Oleh: Herman Oesman

Dosen Sosiologi FISIP & Pascasarjana UMMU

_______

_“Pikiran yang kuat, tidak dibangun dalam semalam,_
_melainkan melalui proses panjang”_
(Aristoteles, Filsuf Yunani, 382 SM- 322 SM)

SETIAP mengakhiri semester (gazal maupun genap) di setiap lembaga pendidikan (formal), hal paling lumrah yang kerap dihadapi setiap peserta didik adalah tradisi ujian akhir semester. Tak hanya lembaga pendidikan formal, pada lembaga pendidikan non formal dan informal juga menerapkan hal yang sama.

Ujian semester merupakan sesuatu yang menegangkan sekaligus menyenangkan. Menegangkan karena dalam pikiran terkonstruksi kemampuan minimal dan berimplikasi pada hasil diperoleh, tidak maksimal. Bagi mereka yang serius, ujian semester akan mengukur sejauh mana kesungguhannya belajar selama beberapa bulan ke belakang.

Sementara ujian semester itu menyenangkan, karena bagi mahasiswa yang tidak serius kuliah, bahkan jarang kuliah dan hanya muncul saat ujian semester tiba, akan menganggap ujian sebagai jembatan untuk “berpindah” ke semester berikut, yang jika tak lulus, akan ditempuh dengan jalur semester pendek (SP), atau perbaikan nilai, tanpa bersusah payah berpikir, buat tugas, atau kuliah.

Ujian semester juga mempercepat segala urusan perkuliahan cepat selesai, tanpa harus berpikir panjang.

Ujian semester tentu bukan sekadar tradisi akademik belaka bagi sebuah lembaga pendidikan.

Ujian semester memang diperlukan untuk mengukur tingkat pengetahuan, kemampuan, dan tentu keterampilan seseorang dalam subjek keilmuan tertentu. Sebagaimana diungkapkan Henry Douglas Brown, dalam karyanya Language Assessment: Principles and Classroom Practices (2004) yang menyatakan, ujian bertujuan untuk menilai capaian belajar peserta didik, memberikan umpan balik, serta menentukan tingkat penguasaan materi.

Dengan tradisi ujian, terbentuk habitus baru bagi suatu lembaga pendidikan. Tidak hanya bagi mahasiswa tapi juga bagi pendidik (dosen) dalam memompa spirit erudisi mahasiswanya.

Ujian semester melatih dosen untuk memberikan soal ujian dengan penggunaan frasa dan diksi yang mampu menggugah, mengasah daya pikir mahasiswa. Ujian semester, bukanlah ajang untuk memberi “hukuman” kepada mahasiswa dengan mengajukan pertanyaan yang sulit, dan tidak memberikan daya pantik bagi nalar dan logika mahasiswa.

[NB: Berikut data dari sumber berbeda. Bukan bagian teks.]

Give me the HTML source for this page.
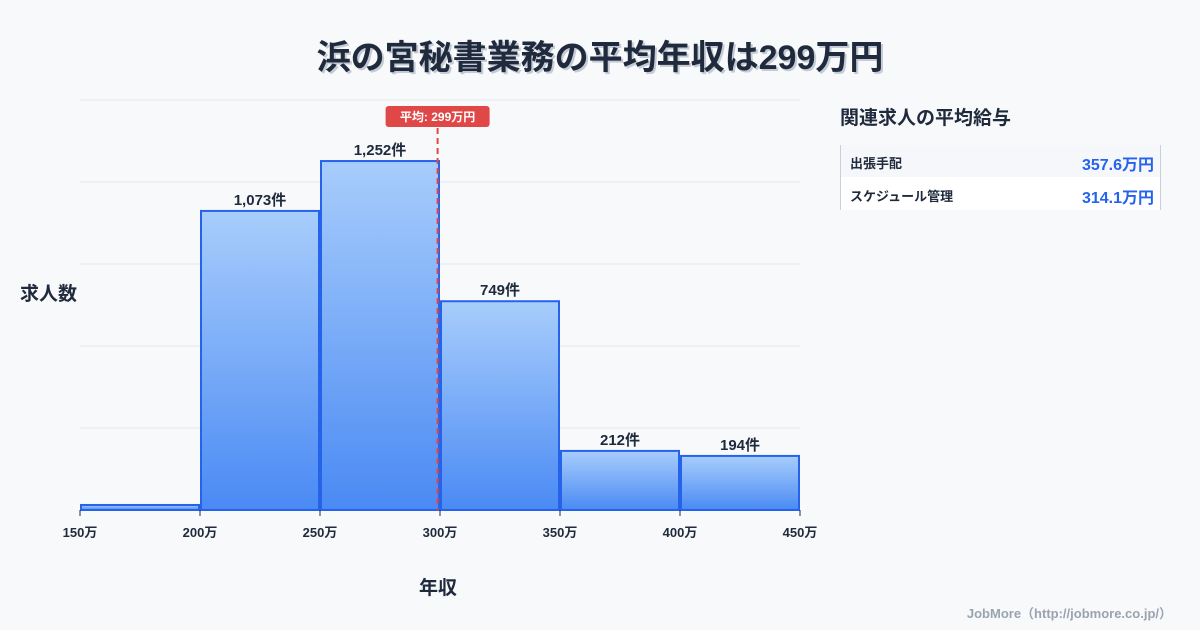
<!DOCTYPE html>
<html><head><meta charset="utf-8">
<style>
body{margin:0;width:1200px;height:630px;background:#f8f9fb;font-family:"Liberation Sans","Noto Sans CJK JP",sans-serif;position:relative;overflow:hidden;color:#1f2a3c}
.t{position:absolute;white-space:nowrap}
</style></head><body>
<div class="t" style="left:0;width:1200px;text-align:center;top:30px;font-size:34px;font-weight:bold;color:#1f2a3c;text-shadow:2px 2px 0 #c5cbd6">浜の宮秘書業務の平均年収は299万円</div>
<div class="t" style="left:20px;top:279px;font-size:19px;font-weight:bold">求人数</div>
<div class="t" style="left:419px;top:573px;font-size:19px;font-weight:bold">年収</div>
<div class="t" style="left:840px;top:103px;font-size:19px;font-weight:bold">関連求人の平均給与</div>
<div style="position:absolute;left:840px;top:145px;width:319px;height:65px;border-left:1px solid #c8d0dc;border-right:1px solid #c8d0dc">
 <div style="height:32px;background:#f5f7fa;position:relative">
  <span class="t" style="left:9px;top:8px;font-size:13px;font-weight:bold">出張手配</span>
  <span class="t" style="right:6px;top:6px;font-size:16px;font-weight:bold;color:#2563eb">357.6万円</span></div>
 <div style="height:33px;background:#fff;position:relative">
  <span class="t" style="left:9px;top:9px;font-size:13px;font-weight:bold">スケジュール管理</span>
  <span class="t" style="right:6px;top:7px;font-size:16px;font-weight:bold;color:#2563eb">314.1万円</span></div>
</div>
<div class="t" style="right:28px;top:603px;font-size:13px;font-weight:bold;color:#9aa3b0">JobMore（http://jobmore.co.jp/）</div>
<svg id="c" width="1200" height="630" style="position:absolute;left:0;top:0">
<defs><linearGradient id="g" x1="0" y1="0" x2="0" y2="1"><stop offset="0" stop-color="#a8cdfb"/><stop offset="1" stop-color="#4a8af4"/></linearGradient></defs>
</svg>
<script>
const binStarts=[150,200,250,300,350,400];
const counts=[18,1073,1252,749,212,194];
const tickLabels=["150万","200万","250万","300万","350万","400万","450万"];
const tickValues=[150,200,250,300,350,400,450];
const avg=299;
const svg=document.getElementById('c');const NS='http://www.w3.org/2000/svg';
const x=v=>80+(v-150)*(720/300);
const yMax=1471;const y=v=>510-v*(410/yMax);
function mk(t,a,p){const e=document.createElementNS(NS,t);for(const k in a)e.setAttribute(k,a[k]);(p||svg).appendChild(e);return e;}
for(let i=0;i<=5;i++){const gl=mk('line',{x1:80,x2:800,y1:510-i*82,y2:510-i*82,stroke:'#e3e6eb','stroke-width':1});

}
binStarts.forEach((b,i)=>{
 const r=mk('rect',{x:x(b)+1,y:y(counts[i]),width:x(b+50)-x(b)-2,height:510-y(counts[i]),fill:'url(#g)',stroke:'#2563eb','stroke-width':2});
 
 
 if(i>0){const t=mk('text',{x:x(b+25),y:y(counts[i])-6,'text-anchor':'middle','font-size':15,'font-weight':'bold',fill:'#1f2a3c'});
 t.textContent=counts[i].toLocaleString('en-US')+'件';
 
 }
});
tickValues.forEach((v,i)=>{
 const tk=mk('line',{x1:x(v),x2:x(v),y1:510,y2:516,stroke:'#1f2a3c','stroke-width':1});
 
 
 const t=mk('text',{x:x(v),y:537,'text-anchor':'middle','font-size':13,'font-weight':'bold',fill:'#1f2a3c'});
 t.textContent=tickLabels[i];
 
 
});
const al=mk('line',{x1:x(avg),x2:x(avg),y1:128,y2:510,stroke:'#e04848','stroke-width':2,'stroke-dasharray':'6,4'});


const ab=mk('rect',{x:x(avg)-52,y:106,width:104,height:21,rx:3,fill:'#e04848'});


const at=mk('text',{x:x(avg),y:121,'text-anchor':'middle','font-size':12,'font-weight':'bold',fill:'#fff'});
at.textContent='平均: '+avg+'万円';


</script>
</body></html>
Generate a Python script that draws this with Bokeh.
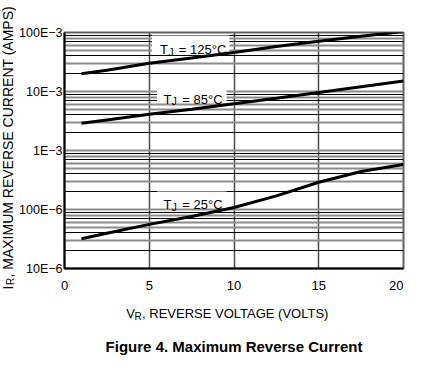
import math
from bokeh.plotting import figure
from bokeh.layouts import row, column
from bokeh.models import (FixedTicker, Grid, Label, CustomJSTickFormatter, Range1d,
                          BoxAnnotation)
from bokeh.embed import file_html
from bokeh.resources import INLINE

# ---- data ----
voltage = [1, 2.5, 5, 7.5, 10, 12.5, 15, 17.5, 20]
ir_125 = [0.020, 0.023, 0.030, 0.037, 0.046, 0.058, 0.071, 0.086, 0.104]
ir_85 = [0.0029, 0.0033, 0.0041, 0.0050, 0.0062, 0.0077, 0.0096, 0.0120, 0.0150]
ir_25 = [3.2e-5, 3.96e-5, 5.6e-5, 7.6e-5, 1.08e-4, 1.70e-4, 2.9e-4, 4.4e-4, 5.8e-4]

curve_temps = ["125°C", "85°C", "25°C"]

x_ticks = [0, 5, 10, 15, 20]
x_tick_labels = ["0", "5", "10", "15", "20"]
y_ticks = [1e-5, 1e-4, 1e-3, 1e-2, 1e-1]
y_tick_labels = ["10E−6", "100E−6", "1E−3", "10E−3", "100E−3"]

x_title = ", REVERSE VOLTAGE (VOLTS)"
y_title = ", MAXIMUM REVERSE CURRENT (AMPS)"
fig_title = "Figure 4. Maximum Reverse Current"

FONT = "Liberation Sans"

# ---- layout (page pixels) ----
W, H = 424, 361
LEFT_W = 16          # strip holding the rotated y title
MAIN_H = 296         # main plot height; strip below holds x title + caption
FL, FR, FT, FB = 62, 403, 32, 268   # plot frame


def text_fig(w, h, xr, yr, **borders):
    f = figure(width=w, height=h, x_range=xr, y_range=yr,
               x_axis_location=None, y_axis_location=None,
               output_backend="svg", toolbar_location=None, **borders)
    f.outline_line_color = None
    f.grid.visible = False
    f.background_fill_color = "white"
    f.border_fill_color = "white"
    return f


def add_text(f, x, y, s, size="13px", angle=0.0, align="left", style="normal",
             baseline="alphabetic"):
    f.add_layout(Label(x=x, y=y, text=s, text_font=FONT, text_font_size=size,
                       text_font_style=style, text_align=align, text_baseline=baseline,
                       text_color="black", angle=angle))


# ---------- main plot ----------
main_w = W - LEFT_W
p = figure(width=main_w, height=MAIN_H, y_axis_type="log",
           x_range=Range1d(x_ticks[0], x_ticks[-1]), y_range=Range1d(y_ticks[0], y_ticks[-1]),
           output_backend="svg", toolbar_location=None,
           min_border_left=FL - LEFT_W, min_border_right=W - FR,
           min_border_top=FT, min_border_bottom=MAIN_H - FB)
p.background_fill_color = "white"
p.border_fill_color = "white"
p.outline_line_color = "#606060"
p.outline_line_width = 2

X0, X1 = x_ticks[0], x_ticks[-1]
LY0, LY1 = math.log10(y_ticks[0]), math.log10(y_ticks[-1])


def dx(px):
    return X0 + (px - FL) * (X1 - X0) / (FR - FL)


def dy(py):
    return 10 ** (LY1 - (py - FT) * (LY1 - LY0) / (FB - FT))


# grids
decades = y_ticks[:-1]
black_mult = [2, 4, 7, 9]
gray_mult = [3, 5, 6, 8]
black_minor = [d * k for d in decades for k in black_mult]
gray_minor = [d * k for d in decades for k in gray_mult]

p.xgrid.ticker = FixedTicker(ticks=x_ticks[1:-1])
p.xgrid.grid_line_color = "#4a4a4a"
p.xgrid.grid_line_width = 1.5

p.ygrid.ticker = FixedTicker(ticks=y_ticks, minor_ticks=gray_minor)
p.ygrid.grid_line_color = "#8c8c8c"
p.ygrid.grid_line_width = 2
p.ygrid.minor_grid_line_color = "#8c8c8c"
p.ygrid.minor_grid_line_width = 2

black_grid = Grid(dimension=1, ticker=FixedTicker(ticks=black_minor),
                  grid_line_color="black", grid_line_width=1)
p.add_layout(black_grid)

# axes
for ax in (p.xaxis[0], p.yaxis[0]):
    ax.axis_line_color = "black"
    ax.axis_line_width = 2
    ax.major_tick_line_color = None
    ax.minor_tick_line_color = None
    ax.major_tick_out = 0
    ax.major_tick_in = 0
    ax.minor_tick_out = 0
    ax.minor_tick_in = 0
    ax.major_label_text_font = FONT
    ax.major_label_text_color = "black"

p.xaxis.major_label_text_font_size = "13px"
p.xaxis.ticker = FixedTicker(ticks=x_ticks)
overrides = {t: l for t, l in zip(x_ticks, x_tick_labels)}
overrides[x_ticks[-1]] = x_tick_labels[-1] + "\u00a0" * 4
p.xaxis.major_label_overrides = overrides
p.xaxis.major_label_standoff = 9

p.yaxis.major_label_text_font_size = "12.5px"
p.yaxis.ticker = FixedTicker(ticks=y_ticks)
p.yaxis.formatter = CustomJSTickFormatter(args=dict(tvals=y_ticks, tlabels=y_tick_labels), code="""
let best = 0, bd = Infinity;
for (let i = 0; i < tvals.length; i++) {
  const d = Math.abs(Math.log10(tvals[i]) - Math.log10(tick));
  if (d < bd) { bd = d; best = i; }
}
return tlabels[best];
""")
p.yaxis.major_label_standoff = 2

# white boxes behind the curve labels
boxes = [(150, 228, 35, 54), (155, 225, 86.5, 101.5), (155, 225, 191, 206)]
for l, r, t, b in boxes:
    p.add_layout(BoxAnnotation(left=dx(l), right=dx(r), top=dy(t), bottom=dy(b),
                               fill_color="white", fill_alpha=1.0, line_color=None,
                               level="underlay"))

# curves
for series in (ir_125, ir_85, ir_25):
    p.line(voltage, series, line_width=3, line_color="black")

# curve labels  T_J = ...  (origin of "T" in page pixels)
label_origins = [(158, 49), (161.5, 98.5), (161.5, 204)]
for temp, (ox, oy) in zip(curve_temps, label_origins):
    add_text(p, dx(ox), dy(oy), "T")
    add_text(p, dx(ox + 8.5), dy(oy + 2.5), "J", size="10px")
    add_text(p, dx(ox + 19), dy(oy), "= " + temp)

# ---------- left strip: rotated y title (data units = page pixels), centred pieces ----------
yt = text_fig(LEFT_W, H, Range1d(0, LEFT_W), Range1d(H, 0), min_border=0)
YC = 7.8
add_text(yt, YC, 287, "I", size="14px", angle=math.pi / 2, align="center", baseline="middle")
add_text(yt, YC + 2.5, 281, "R", size="10px", angle=math.pi / 2, align="center", baseline="middle")
add_text(yt, YC, 141.3, y_title, size="14px", angle=math.pi / 2, align="center", baseline="middle")

# ---------- bottom strip: x title + caption (frame aligned with the plot frame) ----------
BH = H - MAIN_H
bt = text_fig(main_w, BH, Range1d(FL, FR), Range1d(BH, 0),
              min_border_left=FL - LEFT_W, min_border_right=W - FR,
              min_border_top=0, min_border_bottom=0)
add_text(bt, 124, 313 - MAIN_H, "V")
add_text(bt, 132.5, 316 - MAIN_H, "R", size="10px")
add_text(bt, 140, 313 - MAIN_H, x_title)
add_text(bt, (FL + FR) / 2, 346 - MAIN_H, fig_title, size="15px", align="center", style="bold")

layout = row(yt, column(p, bt))
open("out.html", "w").write(file_html(layout, INLINE))
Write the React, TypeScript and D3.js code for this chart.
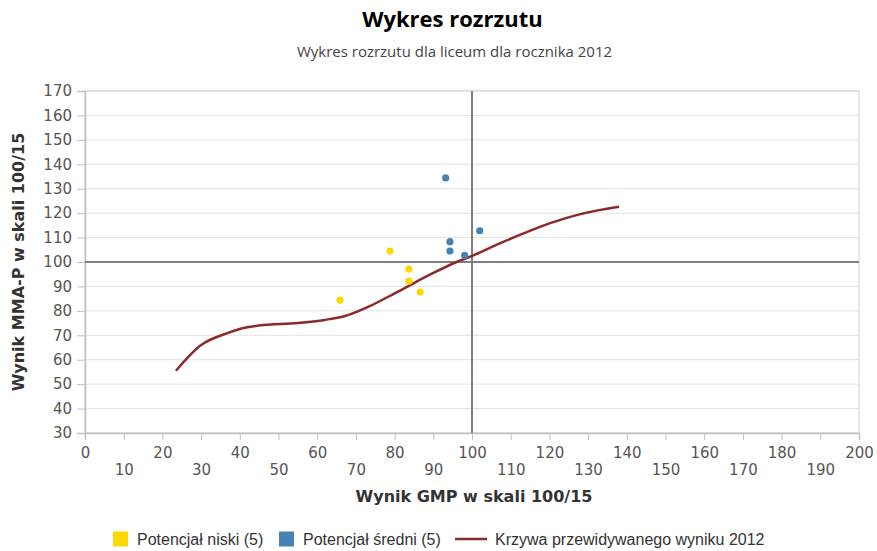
import React, { useEffect, useRef } from 'react';
import * as d3 from 'd3';

// Potencjał niski (yellow)
const lowX = [65.9, 78.8, 83.7, 83.7, 86.6];
const lowY = [84.4, 104.5, 97.1, 92.2, 87.7];
// Potencjał średni (blue)
const midX = [93.2, 94.3, 94.3, 98.1, 102.0];
const midY = [134.4, 108.3, 104.5, 102.7, 112.8];
// Krzywa przewidywanego wyniku 2012
const curveX = [23.5, 30, 37, 41, 45, 55, 62, 67, 73, 81, 90, 96, 100, 107, 113, 120, 128, 138];
const curveY = [55.5, 66, 71, 73, 74, 75, 76.3, 77.8, 81.5, 88, 95.5, 100, 102.5, 107.5, 111.5, 115.8, 119.6, 122.6];

const xTicks = d3.range(0, 201, 10);
const yTicks = d3.range(30, 171, 10);

const legendItems = [
  { label: 'Potencjał niski (5)', color: '#ffd700', kind: 'square' },
  { label: 'Potencjał średni (5)', color: '#4682b4', kind: 'square' },
  { label: 'Krzywa przewidywanego wyniku 2012', color: '#8b2a2a', kind: 'line' },
];

const W = 877;
const H = 551;

export default function App() {
  const ref = useRef<SVGSVGElement | null>(null);

  useEffect(() => {
    document.body.style.margin = '0';
    const svg = d3.select(ref.current);
    svg.selectAll('*').remove();

    const margin = { left: 85, right: 18, top: 91, bottom: 118 };
    const x = d3.scaleLinear().domain([0, 200]).range([margin.left, W - margin.right]);
    const y = d3.scaleLinear().domain([30, 170]).range([H - margin.bottom, margin.top]);

    const axisFont = 'DejaVu Sans, Verdana, sans-serif';

    // title
    svg.append('text')
      .attr('x', W / 2 + 14).attr('y', 27)
      .attr('text-anchor', 'middle')
      .attr('font-family', 'Open Sans, sans-serif')
      .attr('font-weight', 700)
      .attr('font-size', 22)
      .attr('fill', '#000')
      .text('Wykres rozrzutu');
    svg.append('text')
      .attr('x', W / 2 + 16).attr('y', 57)
      .attr('text-anchor', 'middle')
      .attr('font-family', 'Open Sans, sans-serif')
      .attr('font-size', 15)
      .attr('fill', '#444')
      .text('Wykres rozrzutu dla liceum dla rocznika 2012');

    // gridlines
    svg.append('g').selectAll('line')
      .data(yTicks)
      .join('line')
      .attr('x1', x(0)).attr('x2', x(200))
      .attr('y1', d => y(d)).attr('y2', d => y(d))
      .attr('stroke', '#e3e3e3').attr('stroke-width', 1);

    // plot border
    svg.append('rect')
      .attr('x', x(0)).attr('y', y(170))
      .attr('width', x(200) - x(0)).attr('height', y(30) - y(170))
      .attr('fill', 'none').attr('stroke', '#d0d0d0');

    // axes
    const yAxis = d3.axisLeft(y).tickValues(yTicks).tickSize(8).tickPadding(5);
    const gy = svg.append('g').attr('transform', `translate(${x(0)},0)`).call(yAxis);
    gy.select('.domain').attr('stroke', '#c0c0c0').attr('stroke-width', 1.5);
    gy.selectAll('.tick line').attr('stroke', '#c0c0c0');
    gy.selectAll('.tick text')
      .attr('font-family', axisFont).attr('font-size', 15).attr('fill', '#555');

    const xAxis = d3.axisBottom(x).tickValues(xTicks).tickSize(7).tickFormat(d3.format('d'));
    const gx = svg.append('g').attr('transform', `translate(0,${y(30)})`).call(xAxis);
    gx.select('.domain').attr('stroke', '#c0c0c0').attr('stroke-width', 1.5);
    gx.selectAll('.tick line').attr('stroke', '#c0c0c0');
    gx.selectAll<SVGTextElement, number>('.tick text')
      .attr('font-family', axisFont).attr('font-size', 15).attr('fill', '#555')
      .attr('dy', null)
      .attr('y', d => ((d / 10) % 2 === 0 ? 25 : 42));

    // crosshair at 100/100
    svg.append('line')
      .attr('x1', x(0)).attr('x2', x(200))
      .attr('y1', y(100)).attr('y2', y(100))
      .attr('stroke', '#7f7f7f').attr('stroke-width', 2);
    svg.append('line')
      .attr('x1', x(100)).attr('x2', x(100))
      .attr('y1', y(170)).attr('y2', y(30))
      .attr('stroke', '#7f7f7f').attr('stroke-width', 2);

    // axis titles
    svg.append('text')
      .attr('x', (x(0) + x(200)) / 2 + 2).attr('y', 502)
      .attr('text-anchor', 'middle')
      .attr('font-family', axisFont).attr('font-weight', 700).attr('font-size', 16)
      .attr('fill', '#333')
      .text('Wynik GMP w skali 100/15');
    svg.append('text')
      .attr('transform', `translate(24,${(y(30) + y(170)) / 2}) rotate(-90)`)
      .attr('text-anchor', 'middle')
      .attr('font-family', axisFont).attr('font-weight', 700).attr('font-size', 16)
      .attr('fill', '#333')
      .text('Wynik MMA-P w skali 100/15');

    // prediction curve
    const line = d3.line<number>()
      .x((_, i) => x(curveX[i]))
      .y(d => y(d))
      .curve(d3.curveMonotoneX);
    svg.append('path')
      .datum(curveY)
      .attr('d', line)
      .attr('fill', 'none')
      .attr('stroke', legendItems[2].color)
      .attr('stroke-width', 2.5)
      .attr('stroke-linejoin', 'round');

    // points
    svg.append('g').selectAll('circle')
      .data(lowY)
      .join('circle')
      .attr('cx', (_, i) => x(lowX[i])).attr('cy', d => y(d))
      .attr('r', 3.6).attr('fill', legendItems[0].color);
    svg.append('g').selectAll('circle')
      .data(midY)
      .join('circle')
      .attr('cx', (_, i) => x(midX[i])).attr('cy', d => y(d))
      .attr('r', 3.6).attr('fill', legendItems[1].color);

    // legend
    const legendX = [113, 279, 455];
    const ly = 539;
    const lg = svg.append('g');
    legendItems.forEach((item, i) => {
      const g = lg.append('g').attr('transform', `translate(${legendX[i]},${ly})`);
      let textX = 24;
      if (item.kind === 'square') {
        g.append('rect').attr('x', 0).attr('y', -7.5).attr('width', 15).attr('height', 15)
          .attr('fill', item.color);
      } else {
        g.append('line').attr('x1', 0).attr('x2', 32).attr('y1', 0).attr('y2', 0)
          .attr('stroke', item.color).attr('stroke-width', 2.5);
        textX = 40;
      }
      g.append('text')
        .attr('x', textX).attr('y', 0).attr('dy', '0.35em')
        .attr('font-family', 'Liberation Sans, Arial, sans-serif')
        .attr('font-size', 16).attr('fill', '#333')
        .text(item.label);
    });
  }, []);

  return (
    <svg
      ref={ref}
      width={W}
      height={H}
      style={{ display: 'block', position: 'absolute', left: 0, top: 0, background: '#fff' }}
    />
  );
}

Bagi mahasiswa, ujian semester merupakan ajang untuk “berdialog” dengan dosen. Sejauh mana dosen mampu menjadi tumpuan memahami pengetahuan dan wawasan yang diberikan melalui soal-soal ujian.

Jadi, ujian semester adalah medium untuk meraih pengetahuan dan wawasan yang kemudian dapat membentuk perilaku literer sebagai warga akademik yang baik.

Ujian semester juga merupakan ruang yang harus diisi dengan ketekunan menenun serta menyulam cara belajar kembali, menggali ulang memori saat kuliah, sebagai proses erudisi.

Erudisi merupakan suatu proses pengetahuan yang diperoleh melalui belajar, penelitian, dialog, dan lain sebagainya.

Mereka yang senantiasa diuji, adalah mereka yang mau belajar menabalkan pengetahuan dan pemahamannya. Dan, pendidikan harusnya membentuk berbagai pengetahuan, keterampilan, dan pemahaman itu.

Pemahaman mahasiswa memang harus ditumbuhkan secara bertahap, melalui ujian, yang menurut istilah Hans-Georg Gadamer (1900-2002) filsuf hermeneutik Jerman, adalah tahapan substilitas applicandi, suatu pemahaman pada tahap detail yang terpecah dapat diatur kembali, sehingga mencapai suatu konstruksi baru. Ujian kepada mahasiswa harus melatih kemampuan untuk mengkonstruksi kembali pemikirannya dari soal-soal yang diberikan.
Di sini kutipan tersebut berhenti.